Do this - Leave out all pictures. Return exactly the lines from the top of the material through the line containing "['0.70', '0.75', '0.80', '0.85', '0.90', '0.95', '1.00'];".

Recorded information -
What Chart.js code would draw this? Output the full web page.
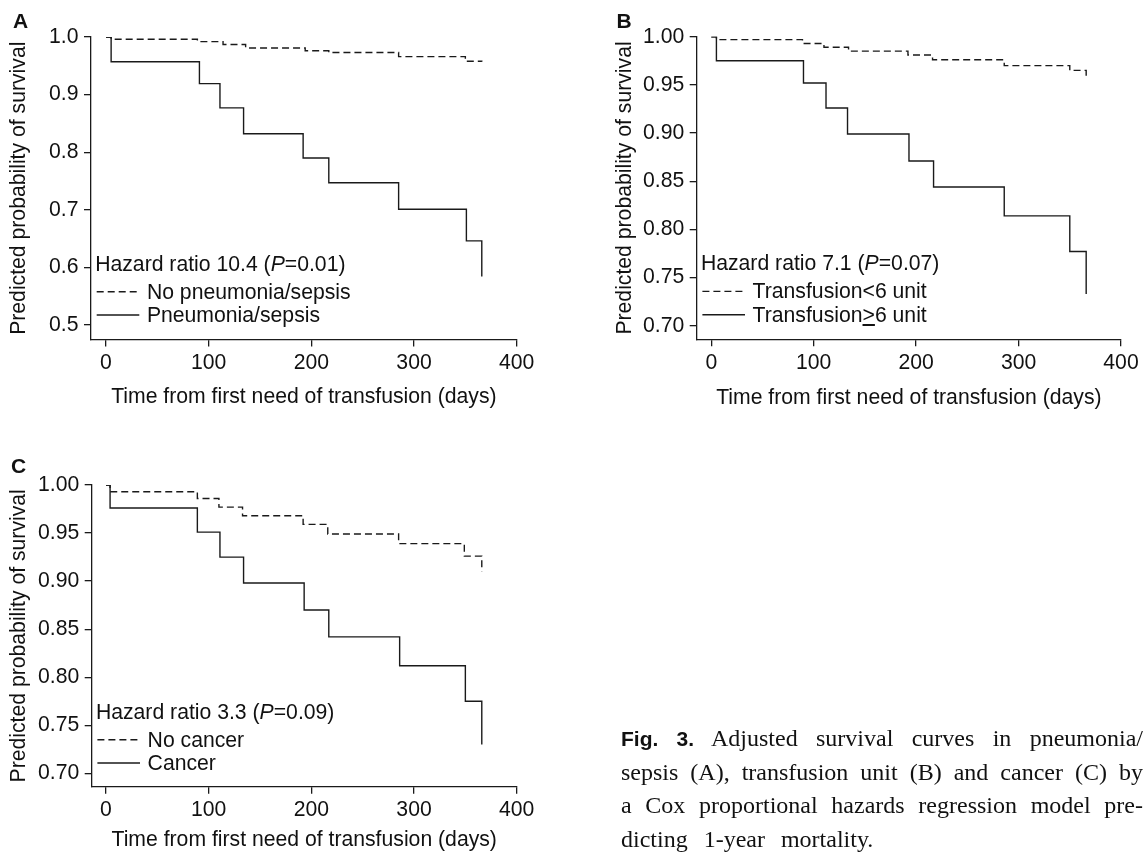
<!DOCTYPE html>
<html>
<head>
<meta charset="utf-8">
<script src="https://cdn.jsdelivr.net/npm/chart.js@4.4.1/dist/chart.umd.min.js"></script>
<style>
html,body{margin:0;padding:0;background:#fff;width:1145px;height:859px;overflow:hidden;}
#page{position:relative;width:1145px;height:859px;overflow:hidden;background:#fff;}
canvas{position:absolute;}
.t{position:absolute;white-space:nowrap;font-family:'Liberation Sans',Arial,sans-serif;color:#111;font-size:21.2px;line-height:21.2px;}
.lab{position:absolute;white-space:nowrap;font-family:'Liberation Sans',Arial,sans-serif;font-weight:bold;color:#111;font-size:21px;line-height:21px;}
.cap{position:absolute;left:621px;width:522px;font-family:'Liberation Serif','Times New Roman',serif;font-size:24px;line-height:24px;color:#111;text-align:justify;text-align-last:justify;white-space:normal;}
.cap b{font-family:'Liberation Sans',Arial,sans-serif;font-size:21px;}
#leg{position:absolute;left:0;top:0;width:1145px;height:859px;pointer-events:none;}
</style>
</head>
<body>
<div id="page">
  <canvas id="cA" width="545" height="430" style="left:0px;top:0px;width:545px;height:430px"></canvas>
  <canvas id="cB" width="539" height="430" style="left:606px;top:0px;width:539px;height:430px"></canvas>
  <canvas id="cC" width="545" height="430" style="left:0px;top:448px;width:545px;height:430px"></canvas>
  <svg id="leg" width="1145" height="859"></svg>
</div>
<script>
// ---------- data ----------
const xTicks = [0, 100, 200, 300, 400];
const xTickLabels = ['0', '100', '200', '300', '400'];
const yTicksA = [0.5, 0.6, 0.7, 0.8, 0.9, 1.0];
const yTickLabelsA = ['0.5', '0.6', '0.7', '0.8', '0.9', '1.0'];
const yTicksBC = [0.70, 0.75, 0.80, 0.85, 0.90, 0.95, 1.00];
const yTickLabelsBC = ['0.70', '0.75', '0.80', '0.85', '0.90', '0.95', '1.00'];

const xTitle = 'Time from first need of transfusion (days)';
const yTitle = 'Predicted probability of survival';
const panelLetters = ['A', 'B', 'C'];
const hazardRatios = ['10.4', '7.1', '3.3'];
const pValues = ['0.01', '0.07', '0.09'];

// Panel A
const labelsA = ['No pneumonia/sepsis', 'Pneumonia/sepsis'];
const daysA_no = [0, 5, 89, 114, 136, 194, 217, 285, 350, 366];
const survA_no = [1.000, 0.996, 0.992, 0.987, 0.981, 0.976, 0.973, 0.966, 0.958, 0.957];
const daysA_yes = [0, 5, 91, 111, 134, 192, 217, 285, 351, 366];
const survA_yes = [1.000, 0.957, 0.919, 0.877, 0.832, 0.790, 0.747, 0.701, 0.646, 0.584];

// Panel B
const labelsB = ['Transfusion<6 unit', 'Transfusion\u22656 unit'];
const daysB_lt6 = [0, 5, 89, 110, 134, 192, 216, 286, 350, 366];
const survB_lt6 = [1.000, 0.997, 0.993, 0.989, 0.985, 0.981, 0.976, 0.970, 0.965, 0.958];
const daysB_ge6 = [0, 5, 90, 112, 133, 193, 217, 286, 350, 366];
const survB_ge6 = [1.000, 0.975, 0.952, 0.926, 0.899, 0.871, 0.844, 0.814, 0.777, 0.733];

// Panel C
const labelsC = ['No cancer', 'Cancer'];
const daysC_no = [0, 4, 89, 110, 133, 192, 216, 285, 349, 366];
const survC_no = [1.000, 0.993, 0.986, 0.977, 0.968, 0.959, 0.949, 0.939, 0.926, 0.910];
const daysC_yes = [0, 4, 89, 111, 134, 193, 217, 286, 350, 366];
const survC_yes = [1.000, 0.976, 0.951, 0.925, 0.898, 0.870, 0.842, 0.812, 0.775, 0.730];

const captionLines = [
  ['Fig. 3.', ' Adjusted survival curves in pneumonia/'],
  ['', 'sepsis (A), transfusion unit (B) and cancer (C) by'],
  ['', 'a Cox proportional hazards regression model pre-'],
  ['', 'dicting 1-year mortality.']
];

// ---------- style ----------
const FONT = "'Liberation Sans', Arial, sans-serif";
const INK = '#1a1a1a';
const FS = 21.2;
Chart.defaults.font.family = FONT;
Chart.defaults.color = '#111';

function pts(days, surv) { return days.map((d, i) => ({ x: d, y: surv[i] })); }

function makeChart(id, g, series, yTicks, yLabels) {
  const canvas = document.getElementById(id);
  const datasets = series.map(s => ({
    label: s.label,
    data: pts(s.days, s.surv),
    borderColor: INK,
    borderWidth: 1.4,
    borderDash: s.dashed ? [7, 4] : [],
    stepped: true,
    pointRadius: 0,
    fill: false,
    tension: 0
  }));
  return new Chart(canvas, {
    type: 'line',
    data: { datasets },
    options: {
      responsive: false,
      animation: false,
      devicePixelRatio: 1,
      events: [],
      layout: { padding: { left: 0, top: g.caT, right: g.w - g.caR, bottom: 0 } },
      plugins: { legend: { display: false }, tooltip: { enabled: false } },
      scales: {
        x: {
          type: 'linear', min: g.xMin, max: 400,
          afterBuildTicks: sc => { sc.ticks = xTicks.map(v => ({ value: v })); },
          afterFit: sc => { sc.height = g.h - g.caB; },
          ticks: { autoSkip: false, maxRotation: 0, minRotation: 0, padding: 3.8,
                   font: { size: FS }, color: '#111',
                   callback: (v, i) => xTickLabels[i] },
          grid: { display: true, drawOnChartArea: false, drawTicks: true, tickLength: 7, color: INK, lineWidth: 1.3 },
          border: { display: true, color: INK, width: 1.3 },
          title: { display: true, text: xTitle, font: { size: FS }, color: '#111', padding: { top: 0, bottom: g.xtPad } }
        },
        y: {
          type: 'linear', min: g.yMin, max: 1.0,
          afterBuildTicks: sc => { sc.ticks = yTicks.map(v => ({ value: v })); },
          afterFit: sc => { sc.width = g.caL; },
          ticks: { autoSkip: false, padding: 5.5, font: { size: FS }, color: '#111',
                   callback: (v, i) => yLabels[i] },
          grid: { display: true, drawOnChartArea: false, drawTicks: true, tickLength: 7, color: INK, lineWidth: 1.3 },
          border: { display: true, color: INK, width: 1.3 },
          title: { display: true, text: yTitle, font: { size: FS }, color: '#111', padding: { top: 6.6, bottom: 0 } }
        }
      }
    }
  });
}

const geo = {
  A: { left: 0,   top: 0,   w: 545, h: 430, caL: 91,   caR: 516.7, caT: 37,   caB: 339.5, xMin: -14.6, yMin: 0.4748, xtPad: 20.5 },
  B: { left: 606, top: 0,   w: 539, h: 430, caL: 90.7, caR: 515,   caT: 36.7, caB: 339.3, xMin: -14.25, yMin: 0.6859, xtPad: 19.6 },
  C: { left: 0,   top: 448, w: 545, h: 430, caL: 91.7, caR: 516.7, caT: 37,   caB: 338.7, xMin: -13.9, yMin: 0.6861, xtPad: 25.3 }
};

const chA = makeChart('cA', geo.A, [
  { label: labelsA[0], days: daysA_no, surv: survA_no, dashed: true },
  { label: labelsA[1], days: daysA_yes, surv: survA_yes, dashed: false }
], yTicksA, yTickLabelsA);
const chB = makeChart('cB', geo.B, [
  { label: labelsB[0], days: daysB_lt6, surv: survB_lt6, dashed: true },
  { label: labelsB[1], days: daysB_ge6, surv: survB_ge6, dashed: false }
], yTicksBC, yTickLabelsBC);
const chC = makeChart('cC', geo.C, [
  { label: labelsC[0], days: daysC_no, surv: survC_no, dashed: true },
  { label: labelsC[1], days: daysC_yes, surv: survC_yes, dashed: false }
], yTicksBC, yTickLabelsBC);

// ---------- overlay text (legends, letters, caption) ----------
const page = document.getElementById('page');
const svg = document.getElementById('leg');
const SANS_BASE = 0.8465; // baseline offset / font-size for line-height = font-size

function esc(s) { return s.replace(/&/g, '&amp;').replace(/</g, '&lt;').replace(/>/g, '&gt;'); }
function fmtLabel(s) { return esc(s).replace('\u2265', '<u>&gt;</u>'); }

function addText(html, left, baseline, cls, fs) {
  const d = document.createElement('div');
  d.className = cls;
  d.innerHTML = html;
  d.style.left = left + 'px';
  d.style.top = (baseline - SANS_BASE * fs) + 'px';
  page.appendChild(d);
}
function addLine(x1, x2, y, dashed) {
  const l = document.createElementNS('http://www.w3.org/2000/svg', 'line');
  l.setAttribute('x1', x1); l.setAttribute('x2', x2);
  l.setAttribute('y1', y); l.setAttribute('y2', y);
  l.setAttribute('stroke', INK); l.setAttribute('stroke-width', '1.4');
  if (dashed) l.setAttribute('stroke-dasharray', '7 4');
  svg.appendChild(l);
}

function addLegend(chart, g, idx) {
  const ca = chart.chartArea;
  const L = g.left + ca.left, T = g.top + ca.top;
  addText('Hazard ratio ' + hazardRatios[idx] + ' (<i>P</i>=' + pValues[idx] + ')', L + 5.7 - 1.5, T + 233.5, 't', FS);
  const labs = chart.data.datasets.map(d => d.label);
  addLine(L + 5.7, L + 48.3, T + 254.7, true);
  addLine(L + 5.7, L + 48.3, T + 278, false);
  addText(fmtLabel(labs[0]), L + 57.4 - 1.5, T + 261.7, 't', FS);
  addText(fmtLabel(labs[1]), L + 57.4 - 1.5, T + 285, 't', FS);
}
addLegend(chA, geo.A, 0);
addLegend(chB, geo.B, 1);
addLegend(chC, geo.C, 2);

addText(panelLetters[0], 13, 28, 'lab', 21);
addText(panelLetters[1], 616.5, 27.5, 'lab', 21);
addText(panelLetters[2], 11, 473, 'lab', 21);

const capBaselines = [746.3, 780, 813.3, 847.3];
captionLines.forEach((ln, i) => {
  const d = document.createElement('div');
  d.className = 'cap';
  d.innerHTML = (ln[0] ? '<b>' + esc(ln[0]) + '</b>' : '') + esc(ln[1]);
  d.style.top = (capBaselines[i] - 0.8375 * 24) + 'px';
  if (i === captionLines.length - 1) { d.style.textAlign = 'left'; d.style.textAlignLast = 'left'; d.style.wordSpacing = '10px'; }
  page.appendChild(d);
});
</script>
</body>
</html>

Answer for the task -
What Chart.js code would draw this? Output the full web page.
<!DOCTYPE html>
<html>
<head>
<meta charset="utf-8">
<script src="https://cdn.jsdelivr.net/npm/chart.js@4.4.1/dist/chart.umd.min.js"></script>
<style>
html,body{margin:0;padding:0;background:#fff;width:1145px;height:859px;overflow:hidden;}
#page{position:relative;width:1145px;height:859px;overflow:hidden;background:#fff;}
canvas{position:absolute;}
.t{position:absolute;white-space:nowrap;font-family:'Liberation Sans',Arial,sans-serif;color:#111;font-size:21.2px;line-height:21.2px;}
.lab{position:absolute;white-space:nowrap;font-family:'Liberation Sans',Arial,sans-serif;font-weight:bold;color:#111;font-size:21px;line-height:21px;}
.cap{position:absolute;left:621px;width:522px;font-family:'Liberation Serif','Times New Roman',serif;font-size:24px;line-height:24px;color:#111;text-align:justify;text-align-last:justify;white-space:normal;}
.cap b{font-family:'Liberation Sans',Arial,sans-serif;font-size:21px;}
#leg{position:absolute;left:0;top:0;width:1145px;height:859px;pointer-events:none;}
</style>
</head>
<body>
<div id="page">
  <canvas id="cA" width="545" height="430" style="left:0px;top:0px;width:545px;height:430px"></canvas>
  <canvas id="cB" width="539" height="430" style="left:606px;top:0px;width:539px;height:430px"></canvas>
  <canvas id="cC" width="545" height="430" style="left:0px;top:448px;width:545px;height:430px"></canvas>
  <svg id="leg" width="1145" height="859"></svg>
</div>
<script>
// ---------- data ----------
const xTicks = [0, 100, 200, 300, 400];
const xTickLabels = ['0', '100', '200', '300', '400'];
const yTicksA = [0.5, 0.6, 0.7, 0.8, 0.9, 1.0];
const yTickLabelsA = ['0.5', '0.6', '0.7', '0.8', '0.9', '1.0'];
const yTicksBC = [0.70, 0.75, 0.80, 0.85, 0.90, 0.95, 1.00];
const yTickLabelsBC = ['0.70', '0.75', '0.80', '0.85', '0.90', '0.95', '1.00'];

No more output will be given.